Jack Briant Reporter

Sunday, March 5, 2017

Paulette Goddard


Born Marion Levy in Whitestone Landing, Queens on June 3, 1910 she became a child model at the tender age of 13. Her initial claim to fame came from The Ziegfeld Follies as the girl on the crescent moon she married quite young to wealthy man Edgar James at 16 they separated after just 2 years and they divorced in 1932. It was here she changed to her stage name Paulette Goddard. Paulette would marry 4 times next to Charlie Chaplin in 1936, which may have cost her the role of Scarlett O’Hara in Gone With the Wind (more on that later) and later still to Burgess Meredith and finally to and most satisfyingly to Erich Remarque in 1958 for 12 years until his death in 1970. Paulette had no children although miscarried a child with Burgess Meredith. 

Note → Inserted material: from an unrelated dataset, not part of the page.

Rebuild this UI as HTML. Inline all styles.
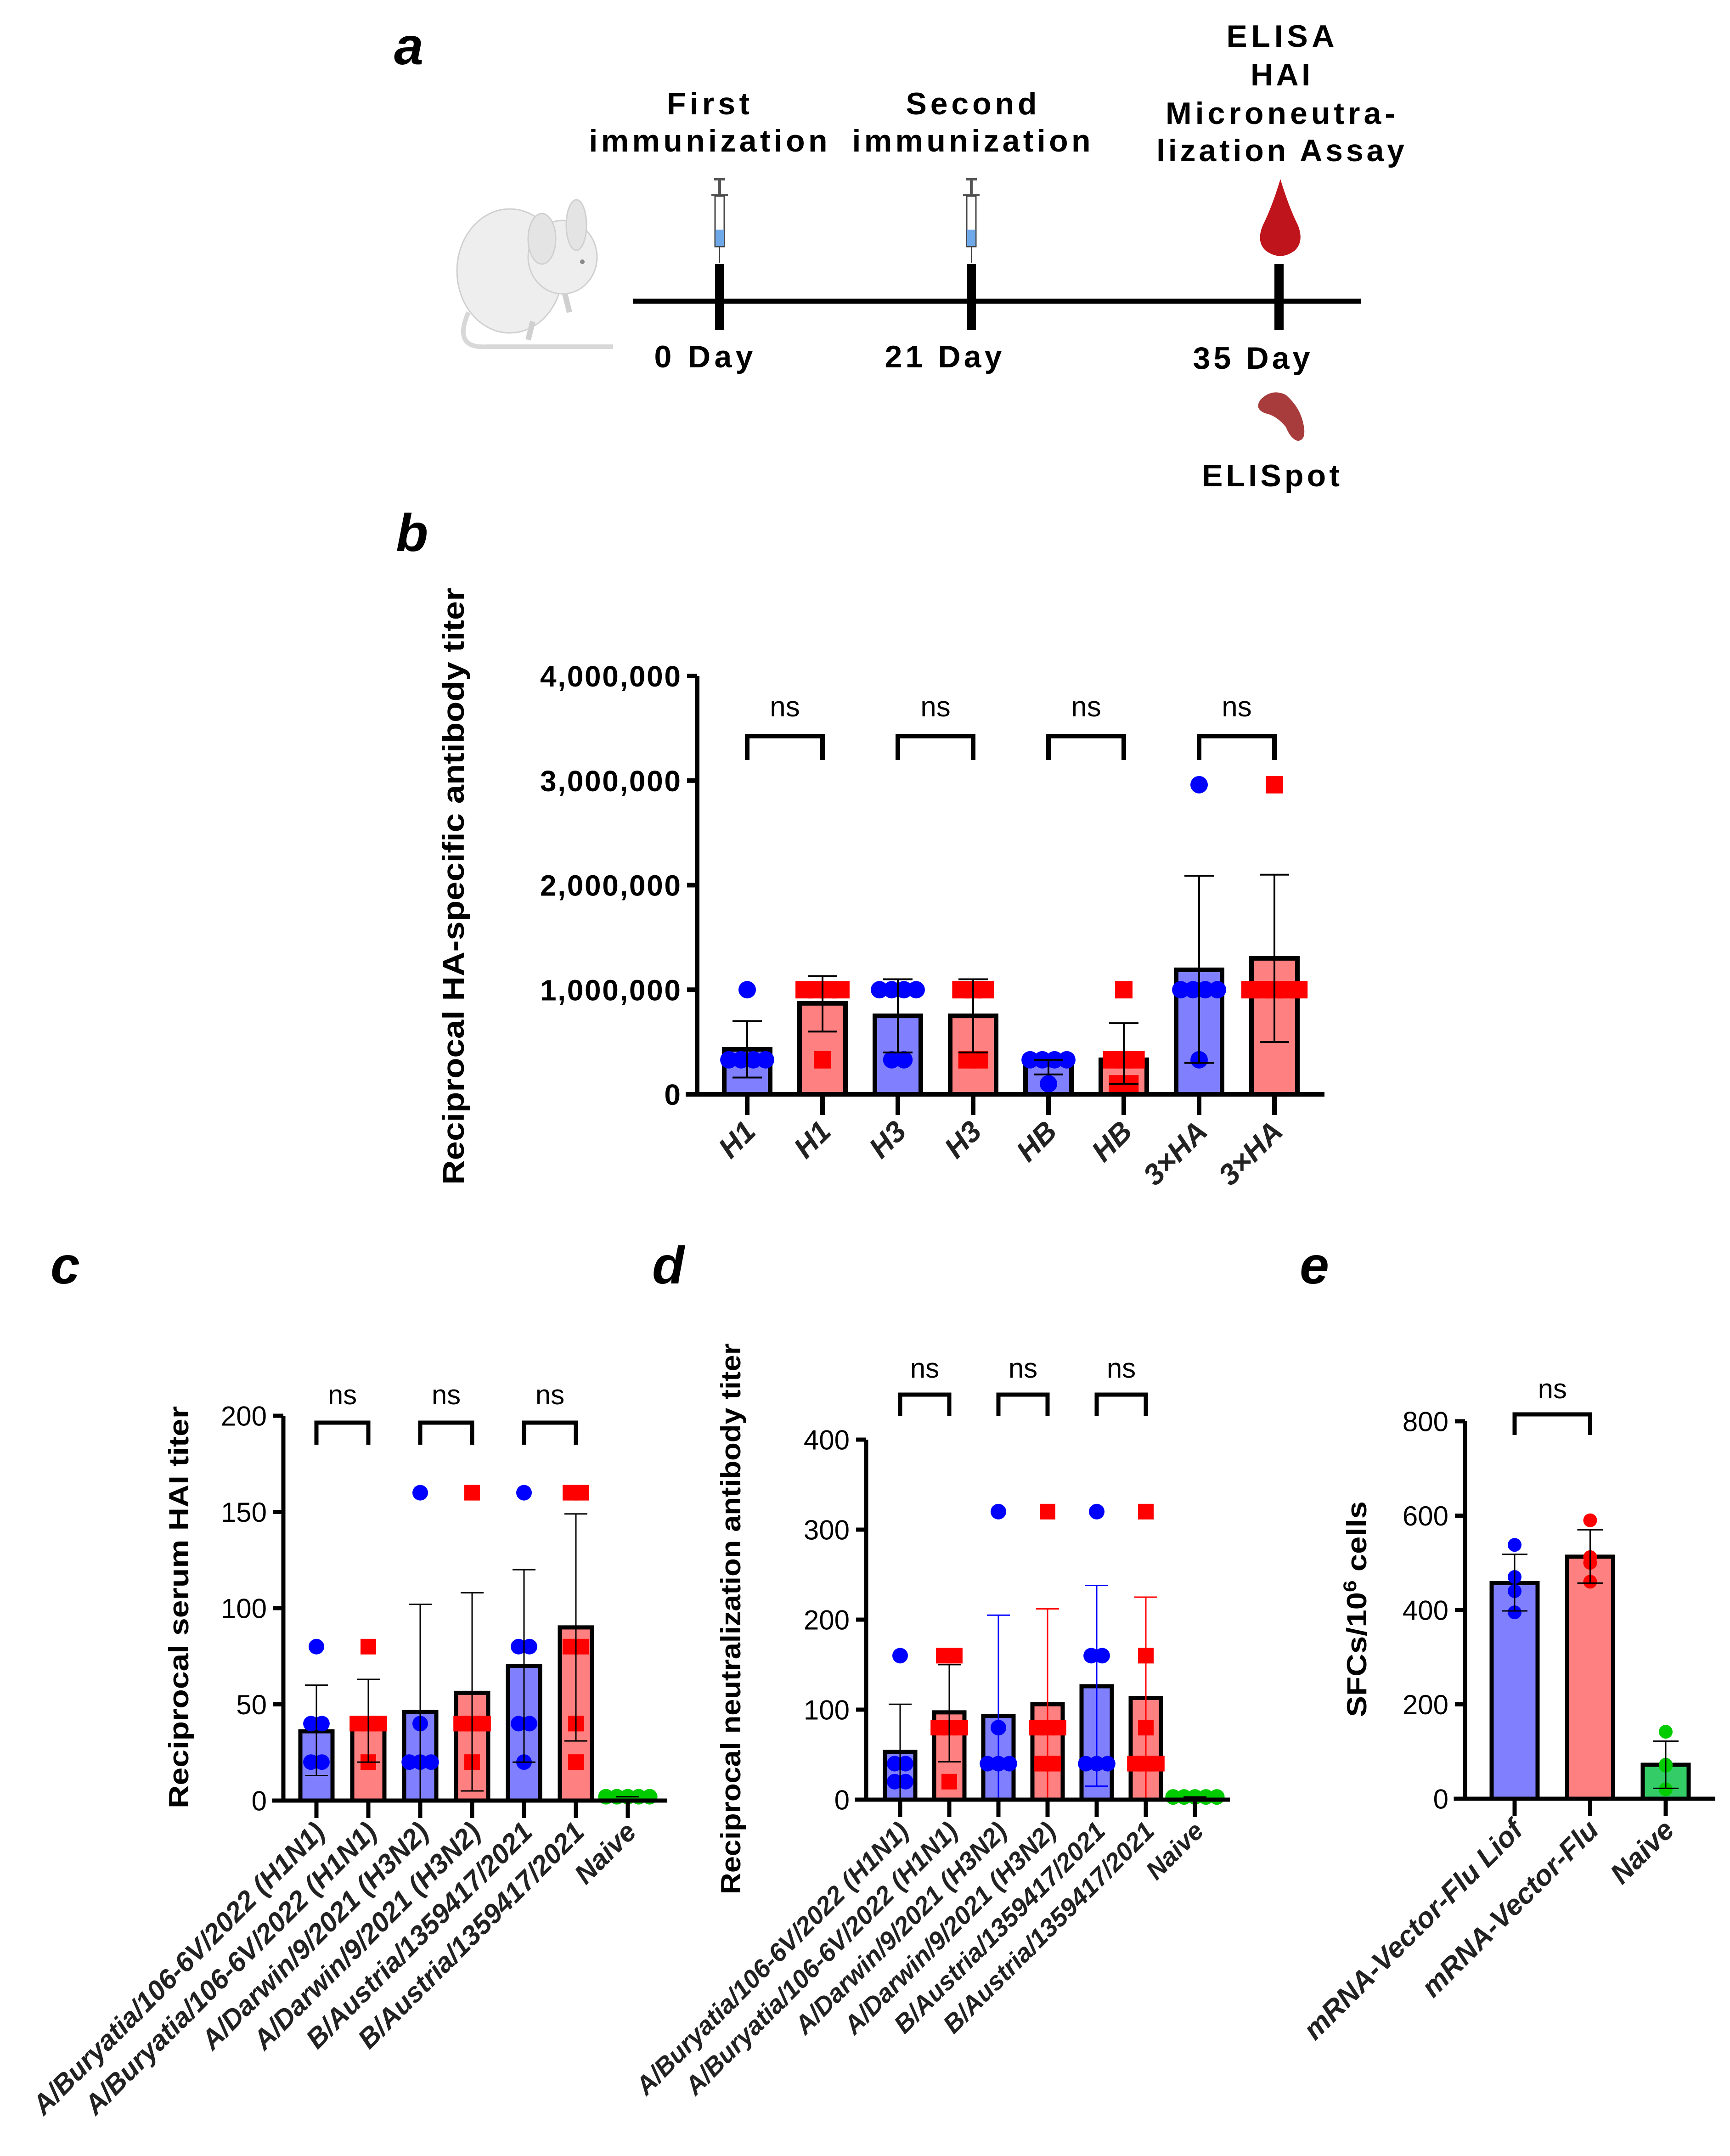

Paulette secured a small role in 1932 in an Eddie Cantor film as a blond Goldwyn girl in The Kid From Spain but Paulette and Goldwyn didn’t get along and so she drifted making a series of uncredited Hal Roach films until 1936. It was in this year she met Charlie Chaplin. They soon became an item in Tinsel Town and married in 1936 and that very same year he cast her opposite him in Modern Times a huge hit and later in The Great Dictator a controversial film parodying Adolph Hitler but her career stalled most likely because of her relationship with Chaplin as exemplified when she lost her role in Gone With the Wind as Scarlett O’Hara. The imperious producer David O.  Selznick felt there was a conflict with Chaplin’s studio and therefore declined Paulette the role.  The reasoning was never quite clear but that’s the official excuse Selznick used after he decided on Vivien Leigh. However it was her role in the distaffed mega hit The Women the following year that secured her a contract with Paramount. The movie was all about men but had none of them in a starring role but directed by one who seemed to know women  the legendary George Cukor. Later that year she twice starred with Bob Hope first in The Cat and the Canary and then one of my personal favorites that influenced some of the phantasmal movies of today The Ghost Breakers. In 1943 her proudest moment came as she was nominated for a supporting actress Oscar in So Proudly We Hail opposite Claudette Colbert and Veronica Lake and Television’s first Superman George Reeves. 

Cecille B. DeMille cast her in several blockbusters Northwest Mounted Police in 1940, Reap the Wild Wind, 1942 and The Unconquered in 1947.  Previously she headlined Kitty, 1945 probably her most successful film and then Diary of a Chambermaid in 1946 wherein she starred opposite her then 3rd husband Burgess Meredith. She and Burgess were victims of the Hollywood blacklist and once were mobbed by a crowd screaming “Communists!” on their way to a premiere.  

In 1947 she made An Ideal Husband for Alexander Korda and in 1949 formed a production company with John Steinbeck called Monterey Pictures. Her last starring roles came in A Stranger Came Home retitled in the States as The Unholy Four and The Charge of the Lancers in 1954. She did some summer stock on television and reprised The Women albeit in a different role. When she retired from acting Paulette moved to Switzerland with her 4th husband in 1964. One comeback film came in an Italian effort that year, Time of Indifference with Claudia Cardinale and finally on television in 1972 The Snoop Sisters about mystery sleuths opposite Mildred Natwick and Helen Hayes. Paulette’s education never went beyond High School but she bequeathed a sizable donation of 20 million to New York University and a freshman residence is named Goddard Hall in her honor.  Paulette went through massive treatment for breast cancer in 1975 which was seemingly successful and it wasn’t until 1990 at age 79 that she succumbed to heart failure and was buried alongside her mother and 4th husband Remarque in Ronco cemetery in Switzerland.